Testosterone comes from your testes as well as from the adrenal glands so they should check out the adrenals as well. Both estrogen and testosterone are redundant systems. Estrogen and testosterone are very related (you know how when a baby is formed, the same parts go to form the ovaries and testes, so it just a matter of how much of each hormone which gives us characteristics). There are also different testosterone tests to run, not just plain testosterone (my docs like bioavailable best) to really show what is up. You need DHEA sulfate tested as well as sex binding hormones to show the whole gamut. What is your LH and FSH?
Your doc needs to check estrogen levels in you as well (which is why you may be having the hot flashes). It happens that E and T get messed up. I do not have adrenals and I had my ovaries removed (I am a diseased thing!) and anyway, when I went to replace my estrogen to keep my bones in shape, I managed to make only... testosterone! Since I am a woman (I think...), this was not happy... so it took a bit of playing around by my endo to get my levels up but now I have low T.
Anyway, my point is that you need both, you need a decent level, you need it for bones, you need it for overall mood and for a lot of things. There is some risk yes, but you need to discuss with your doctor the risk vs benefit and also try to get dosed so that you are getting enough for benefit and reduce the risk. This is going to take a bit of experimenting so please have patience with it.

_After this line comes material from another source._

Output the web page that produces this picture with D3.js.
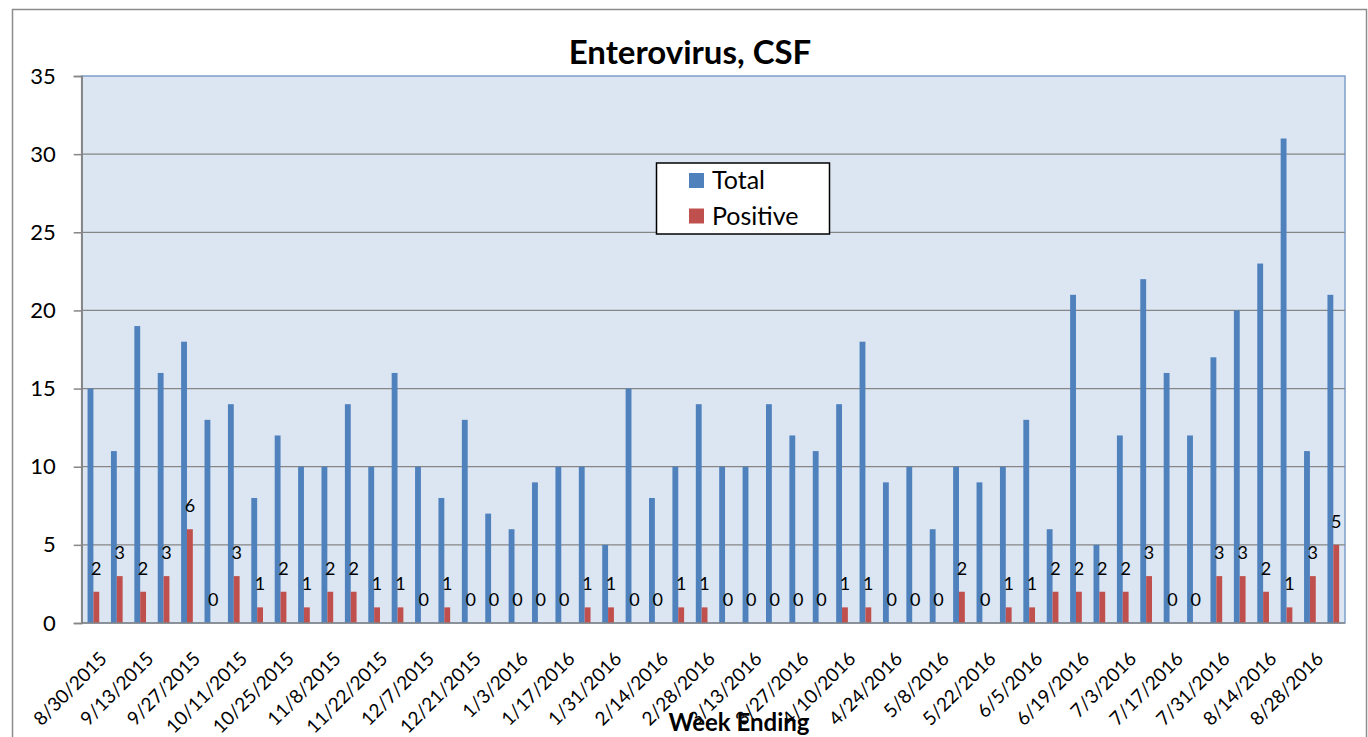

Make sure you get an endo that really knows what they are doing - and that the MRI is done properly - with and without contrast, and dynamic, that they take pictures which the MRI is going - that is a proper pituitary MRI. I had two pituitary tumors and one grew back - I get them and know. A neuro-endo is best as a normal endo may not know how to treat the entire body.
No, I am not a doctor. I am a patient that has been through the wringer. I went to a lot of bad doctors who did minimal testing and said I was fine and to told ignore my pituitary tumor and endocrine issues.
Finally after many years, I got very sick, finally found other patients like me, found better doctors and learned more. It was too late, in my opinion, as my body had degraded from being sick too long, and so now I am disabled from being "fine".
I don't want anyone to be like me. Doctors can run one test, but fail to understand or remember that the system IS a system and that there are redundancies, loops and other glands that are effected and so to test one hormone is just... ineffective.